Now, it doesn’t always happen that way. I don’t always catch it. And when I miss it, I’ll often find myself trying to do something to make myself feel better. I’ve been known to pop out of bed at 5am and start working before even making coffee (decaf always because, anxiety).
Learning how my emotions work has been a powerful tool on my journey to just have a better experience of being human. There was a time (around 37 years of my life, to be specific) that I felt completely at the mercy of my emotions. Something would happen out in the world and I would feel something in response, and often that would feel really bad. Cue doing something, anything to feel better.
You may have noticed in your own life that when you do things from a place of feeling bad, often the outcome of that action is not as positive as you would have hoped. That has certainly been the case for me. And that’s actually how I learned about this initially. I was focused on getting better results in my life and I worked backwards to find my out of control shitty emotions at the root of it.
It helps to understand as a starting point how your nervous system works because it’s often sympathetic nervous system activation that creates those two dominant shitty feelings: anxiety and anger.
Your autonomic nervous system has two sub-systems, the parasympathetic and sympathetic. Your nervous system has a lot of keeping-you-alive functions (like making your organs work without you having to think about it), but it also regulates your fight, flight, freeze (and sometimes fawn) responses. This is the part of nervous system function that affects your emotional experience of life and over which you actually have some modicum of control.
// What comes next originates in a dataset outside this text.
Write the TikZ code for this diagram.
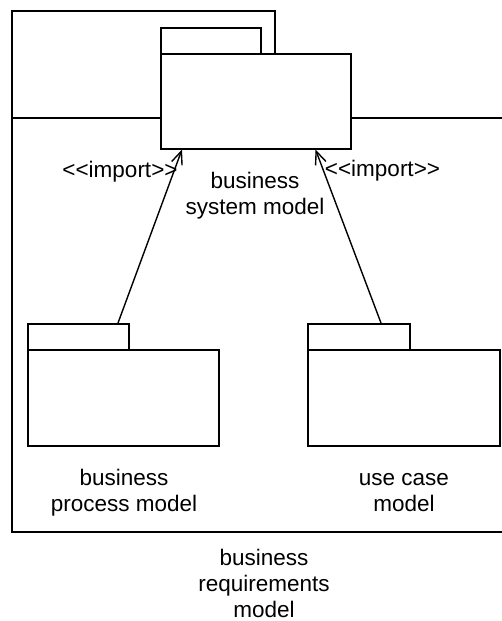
\documentclass[tikz,border=0pt]{standalone}
\usepackage{fontspec}
\setmainfont{Liberation Sans}
\usetikzlibrary{arrows.meta,calc}

\tikzset{
  part/.style={draw, fill=white, line width=1.5pt, rectangle, inner sep=0pt, anchor=north west},
  lbl/.style={font=\fontsize{22.5}{26}\selectfont, align=center, inner sep=0pt, anchor=north},
  stereo/.style={font=\fontsize{22.5}{26}\selectfont, inner sep=0pt, anchor=base},
  imp/.style={line width=1.4pt, -{Straight Barb[length=13pt,width=11pt,line width=1.4pt]}}
}

\begin{document}
\begin{tikzpicture}[x=1pt,y=-1pt]
  \useasboundingbox (0,0) rectangle (502,621);
  \clip (0,0) rectangle (502,621);

  % enclosing package: business requirements model
  \node[part, minimum width=263, minimum height=107] (brmtab) at (11,10) {};
  \node[part, minimum width=520, minimum height=414] (brm) at (11,117) {};

  % business system model
  \node[part, minimum width=100, minimum height=26] (bsmtab) at (160,27) {};
  \node[part, minimum width=190, minimum height=95] (bsm) at (160,53) {};

  % business process model
  \node[part, minimum width=101, minimum height=26] (bpmtab) at (27,323) {};
  \node[part, minimum width=191, minimum height=96] (bpm) at (27,349) {};

  % use case model
  \node[part, minimum width=102, minimum height=26] (ucmtab) at (307,323) {};
  \node[part, minimum width=192, minimum height=96] (ucm) at (307,349) {};

  % import dependencies
  \draw[imp] ($(bpmtab.north west)+(91,0)$) -- ($(bsm.south west)+(22,0)$);
  \draw[imp] ($(ucmtab.north west)+(74,0)$) -- ($(bsm.south east)+(-36,0)$);

  % labels
  \node[stereo] (impl) at (120,177) {<{}<import>{}>};
  \node[stereo] (impr) at (382.5,176) {<{}<import>{}>};
  \node[lbl] (bsmlbl) at (255,169.8) {\strut business\\system model};
  \node[lbl] (bpmlbl) at (124,466.8) {\strut business\\process model};
  \node[lbl] (ucmlbl) at (404,466.8) {\strut use case\\model};
  \node[lbl] (brmlbl) at (264,547.5) {\strut business\\requirements\\model};
\end{tikzpicture}
\end{document}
I’m not going to get too deep in the weeds this morning, because work is actually calling, but I wanted to provide this illustration to get you thinking. I woke up this morning safe in my bed and my body went into flight mode. That’s what anxiety is, flight mode.
Why? There was no threat. There had been no noise to make me think there was an intruder in my house. I simply had a thought that my brain interpreted as threatening and my body responded as though there was something to run from.
This is all fine and good, but if your response to me is something along the lines of, “but, Talia, that thought is true. I have lots of legitimate things to worry about,” then we still have work to do. My response would be for now, don’t believe everything (or possibly anything) that you think.
But that’s a topic for its own post.